My Lords, we have had a very interesting debate, particularly that last confirmation from the proposer of the Bill. Many people outside—indeed, many people in both Houses—believed that the Bill guaranteed that 0.7% of GDP would be spent on overseas development aid. Many of those who spoke on Second Reading appeared to believe that that was the case. This is a public relations exercise to tell us that that is what the Bill does. If, as many of us do, we want considerable resources to be made available for development aid, it seems to me perverse as part of that exercise to put in place a system of targets which need to be met in one year rather than five years which, as we have argued at great length this morning, would result in damage to ensuring value for money and proper accountability.

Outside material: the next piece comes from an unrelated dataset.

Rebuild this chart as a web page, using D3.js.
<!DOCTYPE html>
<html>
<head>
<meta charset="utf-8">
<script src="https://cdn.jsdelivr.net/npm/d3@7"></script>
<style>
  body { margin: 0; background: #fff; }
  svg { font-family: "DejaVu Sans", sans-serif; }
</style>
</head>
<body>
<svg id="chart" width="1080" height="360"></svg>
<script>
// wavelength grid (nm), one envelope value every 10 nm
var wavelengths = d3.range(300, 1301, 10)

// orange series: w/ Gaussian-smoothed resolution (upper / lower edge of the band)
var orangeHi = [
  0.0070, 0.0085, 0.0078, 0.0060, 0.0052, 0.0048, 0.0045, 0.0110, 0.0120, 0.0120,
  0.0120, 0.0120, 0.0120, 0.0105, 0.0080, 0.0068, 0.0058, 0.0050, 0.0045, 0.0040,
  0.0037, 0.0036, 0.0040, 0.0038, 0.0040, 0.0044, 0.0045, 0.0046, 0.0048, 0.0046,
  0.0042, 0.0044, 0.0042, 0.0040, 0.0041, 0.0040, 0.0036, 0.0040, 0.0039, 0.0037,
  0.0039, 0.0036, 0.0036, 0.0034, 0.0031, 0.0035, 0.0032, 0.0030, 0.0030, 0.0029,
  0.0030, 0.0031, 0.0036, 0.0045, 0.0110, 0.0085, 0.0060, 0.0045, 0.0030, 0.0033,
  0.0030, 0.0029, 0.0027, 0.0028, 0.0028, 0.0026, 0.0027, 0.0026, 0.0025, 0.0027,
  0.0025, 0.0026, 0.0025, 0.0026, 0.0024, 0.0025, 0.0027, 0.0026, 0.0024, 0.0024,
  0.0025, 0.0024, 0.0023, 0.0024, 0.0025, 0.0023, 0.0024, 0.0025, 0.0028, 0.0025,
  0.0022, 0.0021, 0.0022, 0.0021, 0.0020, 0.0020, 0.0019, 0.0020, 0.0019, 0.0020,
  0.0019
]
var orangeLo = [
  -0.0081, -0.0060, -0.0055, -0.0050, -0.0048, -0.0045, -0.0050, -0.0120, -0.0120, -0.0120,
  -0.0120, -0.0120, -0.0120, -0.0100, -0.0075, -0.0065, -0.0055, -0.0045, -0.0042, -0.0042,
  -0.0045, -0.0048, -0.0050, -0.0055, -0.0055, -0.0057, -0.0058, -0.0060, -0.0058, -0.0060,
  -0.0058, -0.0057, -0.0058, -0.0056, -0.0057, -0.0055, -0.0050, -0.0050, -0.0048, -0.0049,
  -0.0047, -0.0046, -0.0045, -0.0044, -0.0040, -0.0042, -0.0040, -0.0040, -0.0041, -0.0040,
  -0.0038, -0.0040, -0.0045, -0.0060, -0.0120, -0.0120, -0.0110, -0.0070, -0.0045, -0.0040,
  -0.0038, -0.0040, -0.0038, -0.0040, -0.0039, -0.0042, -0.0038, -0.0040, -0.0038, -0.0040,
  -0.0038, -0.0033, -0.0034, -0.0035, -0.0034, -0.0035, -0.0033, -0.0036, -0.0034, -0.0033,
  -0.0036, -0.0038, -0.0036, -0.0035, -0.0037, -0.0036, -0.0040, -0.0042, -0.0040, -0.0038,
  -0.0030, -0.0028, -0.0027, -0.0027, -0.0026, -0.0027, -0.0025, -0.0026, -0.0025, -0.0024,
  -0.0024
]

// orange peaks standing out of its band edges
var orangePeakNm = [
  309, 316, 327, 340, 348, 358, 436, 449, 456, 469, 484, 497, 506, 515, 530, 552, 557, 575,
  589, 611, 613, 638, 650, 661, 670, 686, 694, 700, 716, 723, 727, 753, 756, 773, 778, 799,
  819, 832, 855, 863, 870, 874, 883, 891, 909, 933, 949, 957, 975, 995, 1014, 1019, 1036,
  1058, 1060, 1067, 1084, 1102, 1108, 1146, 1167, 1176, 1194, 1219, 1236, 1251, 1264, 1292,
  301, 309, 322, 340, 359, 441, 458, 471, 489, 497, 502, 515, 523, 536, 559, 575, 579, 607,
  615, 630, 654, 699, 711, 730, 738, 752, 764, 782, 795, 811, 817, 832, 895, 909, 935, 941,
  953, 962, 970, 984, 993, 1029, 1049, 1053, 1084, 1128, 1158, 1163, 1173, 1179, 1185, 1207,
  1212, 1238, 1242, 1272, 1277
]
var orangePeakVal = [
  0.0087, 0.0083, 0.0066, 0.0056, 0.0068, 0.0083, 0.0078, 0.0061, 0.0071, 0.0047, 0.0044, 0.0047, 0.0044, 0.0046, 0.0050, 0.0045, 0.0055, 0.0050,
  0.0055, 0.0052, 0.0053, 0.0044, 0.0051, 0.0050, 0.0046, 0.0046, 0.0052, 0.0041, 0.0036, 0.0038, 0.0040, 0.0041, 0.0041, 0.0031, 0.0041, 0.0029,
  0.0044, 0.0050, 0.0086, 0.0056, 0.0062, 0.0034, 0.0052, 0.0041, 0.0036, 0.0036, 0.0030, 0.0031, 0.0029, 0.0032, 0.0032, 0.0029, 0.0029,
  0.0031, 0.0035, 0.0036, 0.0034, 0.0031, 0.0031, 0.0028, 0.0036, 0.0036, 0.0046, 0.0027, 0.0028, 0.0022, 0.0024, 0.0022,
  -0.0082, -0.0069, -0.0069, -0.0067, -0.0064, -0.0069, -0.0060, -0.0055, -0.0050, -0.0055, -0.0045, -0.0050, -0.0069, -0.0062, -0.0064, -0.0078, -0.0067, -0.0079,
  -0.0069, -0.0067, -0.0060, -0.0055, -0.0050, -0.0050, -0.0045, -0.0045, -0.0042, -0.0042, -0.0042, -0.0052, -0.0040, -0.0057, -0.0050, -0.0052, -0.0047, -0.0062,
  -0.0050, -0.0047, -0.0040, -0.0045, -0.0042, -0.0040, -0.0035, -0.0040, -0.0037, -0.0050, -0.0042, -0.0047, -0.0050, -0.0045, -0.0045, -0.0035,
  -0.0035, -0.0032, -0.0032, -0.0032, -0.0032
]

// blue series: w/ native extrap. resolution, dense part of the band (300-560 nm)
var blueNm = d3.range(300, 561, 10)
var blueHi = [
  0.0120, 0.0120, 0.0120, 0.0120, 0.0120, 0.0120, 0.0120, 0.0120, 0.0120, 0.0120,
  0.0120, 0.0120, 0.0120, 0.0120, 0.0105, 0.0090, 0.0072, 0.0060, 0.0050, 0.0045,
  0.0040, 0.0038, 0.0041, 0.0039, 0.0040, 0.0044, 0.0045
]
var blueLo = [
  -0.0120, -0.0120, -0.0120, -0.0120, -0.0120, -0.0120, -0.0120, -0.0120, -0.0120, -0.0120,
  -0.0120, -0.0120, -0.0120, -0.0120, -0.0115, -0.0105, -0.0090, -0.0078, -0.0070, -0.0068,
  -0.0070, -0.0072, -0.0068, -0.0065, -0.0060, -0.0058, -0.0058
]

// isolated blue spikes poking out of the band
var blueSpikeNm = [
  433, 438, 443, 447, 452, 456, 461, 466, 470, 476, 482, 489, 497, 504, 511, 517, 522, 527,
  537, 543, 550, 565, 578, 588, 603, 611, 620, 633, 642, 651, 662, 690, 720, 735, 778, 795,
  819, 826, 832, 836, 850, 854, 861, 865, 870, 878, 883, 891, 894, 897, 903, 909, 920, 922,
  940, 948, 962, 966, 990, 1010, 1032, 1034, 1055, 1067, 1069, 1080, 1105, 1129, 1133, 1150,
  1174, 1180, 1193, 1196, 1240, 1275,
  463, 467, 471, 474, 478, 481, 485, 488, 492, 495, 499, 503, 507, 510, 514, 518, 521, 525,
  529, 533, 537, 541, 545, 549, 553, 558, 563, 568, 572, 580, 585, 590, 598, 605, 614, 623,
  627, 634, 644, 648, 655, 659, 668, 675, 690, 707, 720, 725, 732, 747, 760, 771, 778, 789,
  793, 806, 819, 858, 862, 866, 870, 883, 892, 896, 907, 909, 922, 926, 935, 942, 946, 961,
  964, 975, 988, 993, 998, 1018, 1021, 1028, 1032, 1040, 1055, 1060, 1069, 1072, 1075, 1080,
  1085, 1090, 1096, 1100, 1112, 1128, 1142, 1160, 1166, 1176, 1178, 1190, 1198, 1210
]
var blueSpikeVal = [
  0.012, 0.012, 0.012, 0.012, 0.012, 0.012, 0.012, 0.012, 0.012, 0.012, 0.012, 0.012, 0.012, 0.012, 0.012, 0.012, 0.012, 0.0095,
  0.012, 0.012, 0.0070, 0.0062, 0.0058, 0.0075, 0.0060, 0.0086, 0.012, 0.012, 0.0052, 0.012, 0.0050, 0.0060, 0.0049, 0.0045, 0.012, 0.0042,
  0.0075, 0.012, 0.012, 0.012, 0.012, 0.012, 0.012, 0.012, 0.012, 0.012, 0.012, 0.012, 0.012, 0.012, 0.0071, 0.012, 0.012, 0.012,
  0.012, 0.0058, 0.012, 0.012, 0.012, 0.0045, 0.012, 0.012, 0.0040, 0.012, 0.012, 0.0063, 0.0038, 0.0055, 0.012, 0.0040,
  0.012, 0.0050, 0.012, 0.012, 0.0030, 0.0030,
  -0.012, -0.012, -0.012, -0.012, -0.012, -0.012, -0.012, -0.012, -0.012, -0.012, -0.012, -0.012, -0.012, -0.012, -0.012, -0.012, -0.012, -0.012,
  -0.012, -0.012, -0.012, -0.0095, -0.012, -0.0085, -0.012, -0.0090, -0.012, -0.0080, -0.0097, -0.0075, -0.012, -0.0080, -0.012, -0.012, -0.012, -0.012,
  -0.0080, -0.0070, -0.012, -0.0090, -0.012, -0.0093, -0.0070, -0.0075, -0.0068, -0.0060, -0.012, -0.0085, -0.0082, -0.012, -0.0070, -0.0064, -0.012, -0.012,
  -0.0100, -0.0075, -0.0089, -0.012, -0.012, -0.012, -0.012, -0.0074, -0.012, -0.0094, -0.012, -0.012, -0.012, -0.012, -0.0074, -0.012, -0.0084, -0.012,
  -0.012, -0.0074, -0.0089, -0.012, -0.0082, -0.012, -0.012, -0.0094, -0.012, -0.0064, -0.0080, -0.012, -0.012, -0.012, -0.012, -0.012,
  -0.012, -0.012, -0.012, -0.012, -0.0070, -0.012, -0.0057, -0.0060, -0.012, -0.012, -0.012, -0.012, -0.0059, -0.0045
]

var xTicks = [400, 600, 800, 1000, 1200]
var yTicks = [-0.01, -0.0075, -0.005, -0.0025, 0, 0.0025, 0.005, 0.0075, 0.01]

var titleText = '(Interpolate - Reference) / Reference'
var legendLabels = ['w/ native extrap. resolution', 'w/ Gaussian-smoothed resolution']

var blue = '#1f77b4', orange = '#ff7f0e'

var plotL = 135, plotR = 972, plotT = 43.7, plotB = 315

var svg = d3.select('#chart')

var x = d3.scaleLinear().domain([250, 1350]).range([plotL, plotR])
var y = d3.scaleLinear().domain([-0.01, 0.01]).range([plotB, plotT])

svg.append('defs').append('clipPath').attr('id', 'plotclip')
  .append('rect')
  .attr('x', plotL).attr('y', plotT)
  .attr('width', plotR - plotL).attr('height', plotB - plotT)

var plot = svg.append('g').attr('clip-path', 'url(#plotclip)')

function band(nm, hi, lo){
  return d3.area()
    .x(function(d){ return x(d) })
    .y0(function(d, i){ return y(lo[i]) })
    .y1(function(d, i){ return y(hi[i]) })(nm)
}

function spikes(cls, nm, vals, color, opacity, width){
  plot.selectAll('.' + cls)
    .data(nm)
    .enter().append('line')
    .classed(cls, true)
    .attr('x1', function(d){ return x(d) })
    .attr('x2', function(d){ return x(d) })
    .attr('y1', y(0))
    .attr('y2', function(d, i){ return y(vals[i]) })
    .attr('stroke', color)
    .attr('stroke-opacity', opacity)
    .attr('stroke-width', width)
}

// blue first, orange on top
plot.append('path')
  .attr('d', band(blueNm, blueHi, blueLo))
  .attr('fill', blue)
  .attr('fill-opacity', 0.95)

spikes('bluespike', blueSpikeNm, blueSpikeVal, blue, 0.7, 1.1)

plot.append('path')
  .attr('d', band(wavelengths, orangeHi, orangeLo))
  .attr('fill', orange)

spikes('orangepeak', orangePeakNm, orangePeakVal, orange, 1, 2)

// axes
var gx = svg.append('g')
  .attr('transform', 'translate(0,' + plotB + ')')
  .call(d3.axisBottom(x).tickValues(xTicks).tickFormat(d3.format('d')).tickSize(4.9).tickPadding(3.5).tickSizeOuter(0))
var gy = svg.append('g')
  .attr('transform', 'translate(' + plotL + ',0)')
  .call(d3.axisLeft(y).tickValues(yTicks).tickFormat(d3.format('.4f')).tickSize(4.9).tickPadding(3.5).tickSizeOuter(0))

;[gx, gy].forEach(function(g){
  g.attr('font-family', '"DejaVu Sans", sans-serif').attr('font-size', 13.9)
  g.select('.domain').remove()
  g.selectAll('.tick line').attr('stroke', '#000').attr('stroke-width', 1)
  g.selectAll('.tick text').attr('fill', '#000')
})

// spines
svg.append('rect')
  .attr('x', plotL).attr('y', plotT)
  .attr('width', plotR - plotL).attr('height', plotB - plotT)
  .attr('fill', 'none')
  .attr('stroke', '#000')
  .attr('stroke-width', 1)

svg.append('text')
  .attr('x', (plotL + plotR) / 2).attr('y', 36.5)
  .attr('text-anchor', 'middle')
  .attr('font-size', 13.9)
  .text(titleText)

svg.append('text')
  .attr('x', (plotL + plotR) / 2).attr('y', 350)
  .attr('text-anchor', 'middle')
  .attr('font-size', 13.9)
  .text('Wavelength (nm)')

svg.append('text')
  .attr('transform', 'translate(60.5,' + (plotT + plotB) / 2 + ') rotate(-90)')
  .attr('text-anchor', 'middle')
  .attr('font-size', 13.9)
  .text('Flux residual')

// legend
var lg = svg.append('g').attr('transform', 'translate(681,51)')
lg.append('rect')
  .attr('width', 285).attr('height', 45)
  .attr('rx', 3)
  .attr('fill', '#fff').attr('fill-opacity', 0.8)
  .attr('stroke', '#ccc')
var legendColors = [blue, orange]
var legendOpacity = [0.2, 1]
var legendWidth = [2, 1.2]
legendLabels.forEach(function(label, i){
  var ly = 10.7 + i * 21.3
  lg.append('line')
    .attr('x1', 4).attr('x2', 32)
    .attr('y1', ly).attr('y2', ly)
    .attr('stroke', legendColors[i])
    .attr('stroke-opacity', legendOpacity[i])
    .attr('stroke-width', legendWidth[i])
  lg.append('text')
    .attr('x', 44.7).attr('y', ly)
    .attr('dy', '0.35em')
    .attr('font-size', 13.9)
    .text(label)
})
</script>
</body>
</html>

In his response the noble Lord, Lord Purvis, pointed out that much of the development aid goes into multilateral programmes. That is true; a minority of the aid goes on emergency relief and disaster—less than 10%, I believe. It is a small proportion. Many people believe that that is what we are discussing when we talk about £11 billion being spent, when only just more than £1 billion is actually going on that purpose. We are talking about development aid here, and a large part of that goes to other agencies such as the European Union.
I do not know whether the noble Baroness shares my concern, but she is quite right that it was a government decision—and I think it is a foolish government decision to say that we are going to hugely increase the money and the programmes being provided while greatly reducing the people who are going to be responsible for seeing that the money is well spent. Perhaps we might come on to that at a later stage.
The noble Lord, Lord Cashman, made an impassioned plea and told the House that he was very concerned that the discussions which we are having about accountability and value for money would be misrepresented outside this House. I have to say that for him to have tweeted that,
“Lord Forsyth clearly enjoys fillibustering and denying with weasel words the needs of the poorest”,
is really unworthy of him. I think that I have raised nearly £100,000 for women in India. The noble Lord should not question our motives. It should be obvious from the speeches made and the amendments which are being considered that the intention here is to provide flexibility for the department to use scarce resources wisely.
In a second. Indeed, the promoter of the Bill at Second Reading in the other place, Michael Moore, said that it was a duty to all constituents, who he pointed out were struggling in the current economic climate, to advocate what is in the best interests of our country—and I agree with that.
I remind people, when they are talking about spending 0.7% of GDP, that this is not money that we have—it is money that we are borrowing. The proposition here is that we borrow money in order to make a commitment. If you are borrowing money in order to spend it, at the very least you should be absolutely certain that you are getting a sensible return on it, and recognise that you are passing on the burden to the next generation—because borrowing is simply taxation deferred. I beg leave to withdraw my amendment.